**What the exercise asks**
What follows is a listing; give it again exactly, in its entirety.

**Source excerpt**
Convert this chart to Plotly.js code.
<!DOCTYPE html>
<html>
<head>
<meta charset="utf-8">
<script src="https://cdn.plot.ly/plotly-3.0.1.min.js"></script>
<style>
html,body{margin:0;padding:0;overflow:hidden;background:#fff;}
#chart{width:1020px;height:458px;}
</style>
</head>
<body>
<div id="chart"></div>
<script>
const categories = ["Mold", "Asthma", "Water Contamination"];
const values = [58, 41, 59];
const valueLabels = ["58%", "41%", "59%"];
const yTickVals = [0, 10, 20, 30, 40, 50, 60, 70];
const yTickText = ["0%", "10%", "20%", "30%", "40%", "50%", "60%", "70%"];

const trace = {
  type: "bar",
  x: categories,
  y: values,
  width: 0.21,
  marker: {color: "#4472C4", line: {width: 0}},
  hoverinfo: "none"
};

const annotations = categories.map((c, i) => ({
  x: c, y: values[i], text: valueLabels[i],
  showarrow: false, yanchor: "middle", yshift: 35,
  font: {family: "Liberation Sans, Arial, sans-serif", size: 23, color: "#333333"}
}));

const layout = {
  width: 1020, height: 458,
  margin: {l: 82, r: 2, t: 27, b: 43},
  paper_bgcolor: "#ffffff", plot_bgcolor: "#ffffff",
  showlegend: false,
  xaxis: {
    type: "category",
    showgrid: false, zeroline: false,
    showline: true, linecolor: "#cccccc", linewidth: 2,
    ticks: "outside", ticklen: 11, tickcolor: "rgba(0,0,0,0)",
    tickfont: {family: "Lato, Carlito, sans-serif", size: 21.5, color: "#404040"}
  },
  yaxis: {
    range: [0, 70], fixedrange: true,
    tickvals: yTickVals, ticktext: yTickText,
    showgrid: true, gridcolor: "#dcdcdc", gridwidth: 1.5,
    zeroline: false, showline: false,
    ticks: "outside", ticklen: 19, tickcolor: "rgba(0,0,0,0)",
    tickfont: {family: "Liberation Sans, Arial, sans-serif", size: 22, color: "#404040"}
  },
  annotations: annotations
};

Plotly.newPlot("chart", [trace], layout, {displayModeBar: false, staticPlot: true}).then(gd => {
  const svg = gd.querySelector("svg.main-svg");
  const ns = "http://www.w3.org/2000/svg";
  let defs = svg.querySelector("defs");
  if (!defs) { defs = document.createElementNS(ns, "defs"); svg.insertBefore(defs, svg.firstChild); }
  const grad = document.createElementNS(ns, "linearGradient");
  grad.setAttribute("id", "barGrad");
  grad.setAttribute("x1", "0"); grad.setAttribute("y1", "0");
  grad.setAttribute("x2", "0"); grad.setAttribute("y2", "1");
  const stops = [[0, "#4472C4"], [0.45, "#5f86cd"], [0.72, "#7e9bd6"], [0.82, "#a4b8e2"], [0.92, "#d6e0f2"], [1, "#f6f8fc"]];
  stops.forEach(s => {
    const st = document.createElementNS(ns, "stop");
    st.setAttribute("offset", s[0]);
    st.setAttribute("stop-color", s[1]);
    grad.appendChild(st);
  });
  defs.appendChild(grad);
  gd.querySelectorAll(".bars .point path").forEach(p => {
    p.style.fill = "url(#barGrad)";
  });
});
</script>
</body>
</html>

**Answer in full**
Convert this chart to Plotly.js code.
<!DOCTYPE html>
<html>
<head>
<meta charset="utf-8">
<script src="https://cdn.plot.ly/plotly-3.0.1.min.js"></script>
<style>
html,body{margin:0;padding:0;overflow:hidden;background:#fff;}
#chart{width:1020px;height:458px;}
</style>
</head>
<body>
<div id="chart"></div>
<script>
const categories = ["Mold", "Asthma", "Water Contamination"];
const values = [58, 41, 59];
const valueLabels = ["58%", "41%", "59%"];
const yTickVals = [0, 10, 20, 30, 40, 50, 60, 70];
const yTickText = ["0%", "10%", "20%", "30%", "40%", "50%", "60%", "70%"];

const trace = {
  type: "bar",
  x: categories,
  y: values,
  width: 0.21,
  marker: {color: "#4472C4", line: {width: 0}},
  hoverinfo: "none"
};

const annotations = categories.map((c, i) => ({
  x: c, y: values[i], text: valueLabels[i],
  showarrow: false, yanchor: "middle", yshift: 35,
  font: {family: "Liberation Sans, Arial, sans-serif", size: 23, color: "#333333"}
}));

const layout = {
  width: 1020, height: 458,
  margin: {l: 82, r: 2, t: 27, b: 43},
  paper_bgcolor: "#ffffff", plot_bgcolor: "#ffffff",
  showlegend: false,
  xaxis: {
    type: "category",
    showgrid: false, zeroline: false,
    showline: true, linecolor: "#cccccc", linewidth: 2,
    ticks: "outside", ticklen: 11, tickcolor: "rgba(0,0,0,0)",
    tickfont: {family: "Lato, Carlito, sans-serif", size: 21.5, color: "#404040"}
  },
  yaxis: {
    range: [0, 70], fixedrange: true,
    tickvals: yTickVals, ticktext: yTickText,
    showgrid: true, gridcolor: "#dcdcdc", gridwidth: 1.5,
    zeroline: false, showline: false,
    ticks: "outside", ticklen: 19, tickcolor: "rgba(0,0,0,0)",
    tickfont: {family: "Liberation Sans, Arial, sans-serif", size: 22, color: "#404040"}
  },
  annotations: annotations
};

Plotly.newPlot("chart", [trace], layout, {displayModeBar: false, staticPlot: true}).then(gd => {
  const svg = gd.querySelector("svg.main-svg");
  const ns = "http://www.w3.org/2000/svg";
  let defs = svg.querySelector("defs");
  if (!defs) { defs = document.createElementNS(ns, "defs"); svg.insertBefore(defs, svg.firstChild); }
  const grad = document.createElementNS(ns, "linearGradient");
  grad.setAttribute("id", "barGrad");
  grad.setAttribute("x1", "0"); grad.setAttribute("y1", "0");
  grad.setAttribute("x2", "0"); grad.setAttribute("y2", "1");
  const stops = [[0, "#4472C4"], [0.45, "#5f86cd"], [0.72, "#7e9bd6"], [0.82, "#a4b8e2"], [0.92, "#d6e0f2"], [1, "#f6f8fc"]];
  stops.forEach(s => {
    const st = document.createElementNS(ns, "stop");
    st.setAttribute("offset", s[0]);
    st.setAttribute("stop-color", s[1]);
    grad.appendChild(st);
  });
  defs.appendChild(grad);
  gd.querySelectorAll(".bars .point path").forEach(p => {
    p.style.fill = "url(#barGrad)";
  });
});
</script>
</body>
</html>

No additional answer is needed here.